Pembentukan basis militer baru AS, penumpukan sistem senjata canggih termasuk senjata nuklir taktis, dan lain-lain dilakukan sebagai bagian dari doktrin militer defensif yang bersifat pre-emptive di bawah payung “Perang Global Melawan Terorisme”.

Perang dan Krisis Ekonomi

Implikasi yang lebih luas dari serangan yang dilakukan AS bersama NATO dan Israel terhadap Iran jauh jangkauannya. Namun yang patut dicatat adalah bahwa perang dan krisis ekonomi sangat erat kaitannya. Perekonomian perang dibiayai oleh Wall Street, yang berdiri sebagai kreditor pemerintah AS. Produsen senjata AS adalah penerima kontrak pengadaan jutaan dolar AS untuk sistem persenjataan canggih. Pada gilirannya, “pertempuran untuk minyak” di Timur Tengah dan Asia Tengah secara langsung berkepentingan dengan raksasa minyak Anglo-Amerika.

AS dan sekutu-sekutunya tengah “menabuh genderang perang” pada puncak depresi ekonomi dunia, belum lagi bencana lingkungan yang paling serius dalam sejarah Dunia. Buktinya, salah satu pemain utama di papan catur geopolitik Timur Tengah Tengah, yang sebelumnya dikenal dengan Anglo-Persian Oil Company, adalah aktor di balik bencana ekologis di Teluk Meksiko.

Sebagaimana penulis paparkan dalam artikel sebelumnya bahwa saat ini Iran memang menjadi target langsung pemerintahan presiden AS Donald Trump dan menjadi agenda militer global. Hal ini ditandai dengan ditempatkannya pasukan AS yang bukan hanya terkonsentrasi di Timur Tengah dan Asia Tengah.

Pengerahan pasukan koalisi dan sistem persenjataan canggih oleh AS, NATO dan mitranya terjadi bersamaan hampir di semua wilayah utama di dunia.

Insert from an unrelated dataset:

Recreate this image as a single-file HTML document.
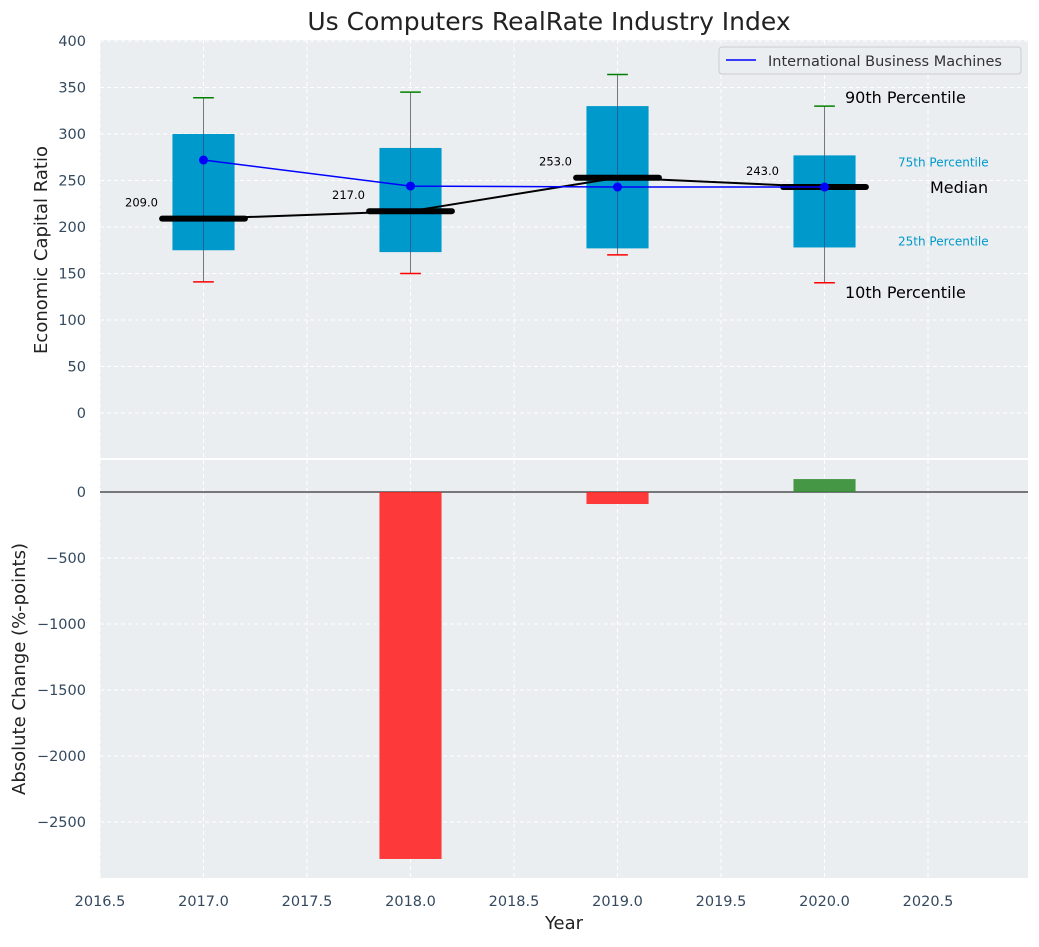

Maka, seperti dalam salah satu simpulan dari seminar terbatas GFI belum lama ini, sepak terjang militer AS di lepas pantai Korea Utara termasuk adanya perang di kawasan memang sepertinya menjadi bagian dari desain global itu.

Simpulan GFI itu sangat beralasan, mengingat dalam mengimbangi pengaruh dan kekuatan Rusia dan Cina di kawasan misalnya, AS, NATO, termasuk adanya latihan militer sekutu atau latihan perang, penyebaran senjata, dan lain-lain dilakukan secara bersamaan di lokasi yang selama ini menjadi hotspot geopolitik utama.

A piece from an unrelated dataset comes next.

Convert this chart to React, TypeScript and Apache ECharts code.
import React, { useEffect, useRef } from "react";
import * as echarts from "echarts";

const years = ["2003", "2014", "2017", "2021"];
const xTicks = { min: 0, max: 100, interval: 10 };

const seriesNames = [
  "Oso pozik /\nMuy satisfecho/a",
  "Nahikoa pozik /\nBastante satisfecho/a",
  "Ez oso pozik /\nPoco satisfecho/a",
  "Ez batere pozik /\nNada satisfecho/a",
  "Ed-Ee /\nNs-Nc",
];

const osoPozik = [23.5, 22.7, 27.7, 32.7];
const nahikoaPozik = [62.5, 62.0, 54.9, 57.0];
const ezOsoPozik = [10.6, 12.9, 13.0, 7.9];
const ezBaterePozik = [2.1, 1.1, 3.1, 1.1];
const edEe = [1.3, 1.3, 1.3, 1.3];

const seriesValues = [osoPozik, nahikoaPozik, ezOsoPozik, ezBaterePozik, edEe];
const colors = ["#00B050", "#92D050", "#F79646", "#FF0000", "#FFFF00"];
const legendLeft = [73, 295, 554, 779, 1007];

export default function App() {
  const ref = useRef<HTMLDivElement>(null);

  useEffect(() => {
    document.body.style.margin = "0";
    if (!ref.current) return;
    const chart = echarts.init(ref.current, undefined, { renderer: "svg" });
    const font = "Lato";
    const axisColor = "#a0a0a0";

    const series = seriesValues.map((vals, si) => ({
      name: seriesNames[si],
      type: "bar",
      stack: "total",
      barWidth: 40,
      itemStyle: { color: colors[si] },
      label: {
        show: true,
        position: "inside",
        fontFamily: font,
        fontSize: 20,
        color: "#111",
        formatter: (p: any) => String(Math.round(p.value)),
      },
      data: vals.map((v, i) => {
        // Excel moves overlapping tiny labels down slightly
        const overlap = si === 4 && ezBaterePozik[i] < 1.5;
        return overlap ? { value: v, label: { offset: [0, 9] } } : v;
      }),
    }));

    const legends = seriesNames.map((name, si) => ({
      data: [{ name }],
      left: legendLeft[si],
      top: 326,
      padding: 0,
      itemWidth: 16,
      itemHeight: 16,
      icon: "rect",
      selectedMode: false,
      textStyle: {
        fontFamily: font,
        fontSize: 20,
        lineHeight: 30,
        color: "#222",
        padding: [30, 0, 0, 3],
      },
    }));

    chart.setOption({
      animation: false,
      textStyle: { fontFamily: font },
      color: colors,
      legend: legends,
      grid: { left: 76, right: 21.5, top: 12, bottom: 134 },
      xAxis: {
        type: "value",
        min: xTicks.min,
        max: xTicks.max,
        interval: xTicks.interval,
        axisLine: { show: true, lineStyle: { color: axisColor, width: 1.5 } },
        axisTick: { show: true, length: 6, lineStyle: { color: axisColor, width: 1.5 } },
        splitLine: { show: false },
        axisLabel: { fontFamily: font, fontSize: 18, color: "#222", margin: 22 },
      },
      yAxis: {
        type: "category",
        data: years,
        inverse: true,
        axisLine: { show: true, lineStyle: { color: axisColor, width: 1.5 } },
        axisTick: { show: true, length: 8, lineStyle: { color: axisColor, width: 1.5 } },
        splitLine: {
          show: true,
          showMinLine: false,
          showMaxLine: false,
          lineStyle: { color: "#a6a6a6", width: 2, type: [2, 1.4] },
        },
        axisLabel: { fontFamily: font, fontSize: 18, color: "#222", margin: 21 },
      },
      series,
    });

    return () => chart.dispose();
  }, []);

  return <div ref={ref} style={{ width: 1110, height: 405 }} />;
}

Sebut saja misalnya bahwa apa yang terjadi di Semenanjung Korea, Laut Jepang, Selat Taiwan, Laut Cina Selatan sangat mengganggu kepentingan Cina. Begitu juga dengan penyebaran rudal Patriot di Polandia, pusat peringatan dini di republik Ceko, termasuk penyebaran angkatan laut di Bulgaria dan Rumania di Laut Hitam yang berpotensi mengancam Rusia. Belum lagi penyebaran pasukan AS dan NATO di Georgia dan penempatan angkatan laut yang tangguh di Teluk Persia termasuk kapal selam Israel yang sengaja diarahkan untuk menyerang Iran.

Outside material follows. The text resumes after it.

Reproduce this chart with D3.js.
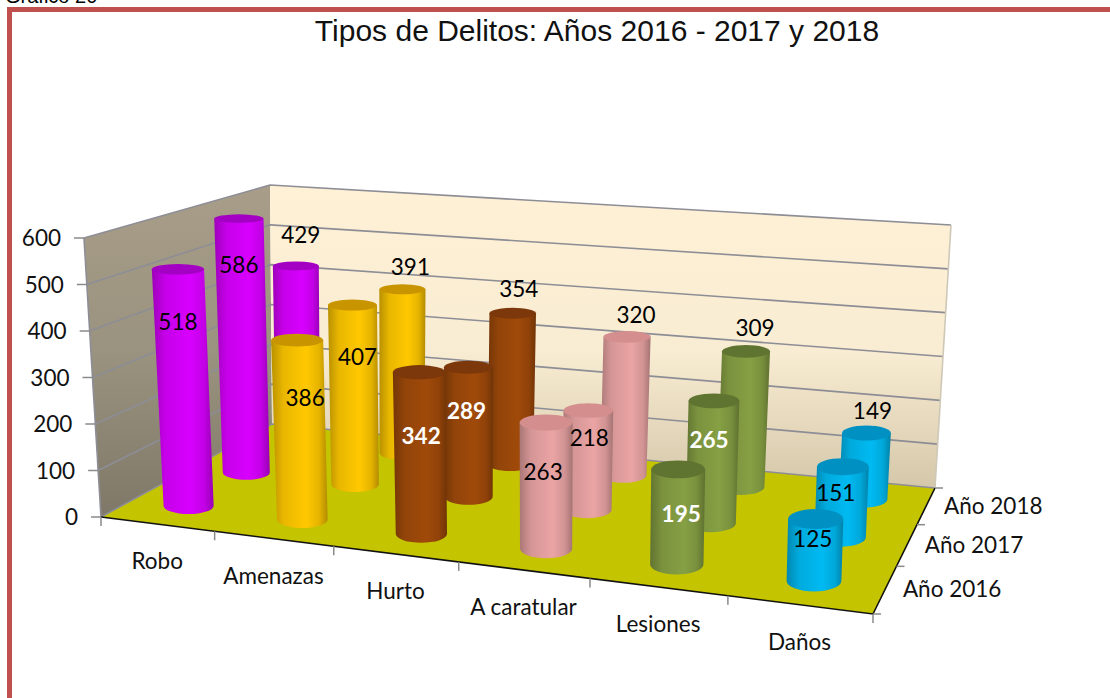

Pada saat bersamaan apa yang terjadi di Mediterania Timur, Laut Hitam, Karibia, Amerika Tengah dan wilayah Andean di Amerika Selatan adalah wilayah militerisasi yang saat ini sedang berlangsung. Adapun, di Amerika Latin dan Karibia, ancaman diarahkan terhadap Venezuela dan Kuba.

Dari gambaran di atas, maka jelas bahwa setelah AS-Israel dan sekutu-sekutunya berhasil menargetkan Iran, sasaran “tumbal” berikutnya adalah Rusia dan Cina yang memang kerap mendukung Iran dari tekanan-tekanan yang dilakukan oleh AS, Israel dan sekutu-sekutunya. Maka menyusul situasi yang terjadi di Teheran saat ini, Rusia melalui Kementerian Luar Negeri secara tegas mengatakan adanya campur asing–AS dan Israel melalui CIA dan Mossad–dan menyatakan, situasi di Iran mengkhwatirkan dan tidak dapat diterima.

“Interferensi eksternal (dalam urusan internal Iran) yang dapat mengganggu kestabilan situasi tidak dapat dibenarkan,” kata Kementerian Luar Negeri Rusia dalam sebuah pernyataan, seperti dilansir Sputnik belum lama ini. Patut kita tunggu, apakah AS, Israel dan sekutu-sekutunya terutama melalui CIA dan Mossad memang dalang di balik semua aksi demo massa dan destabilitas yang terjadi di Iran.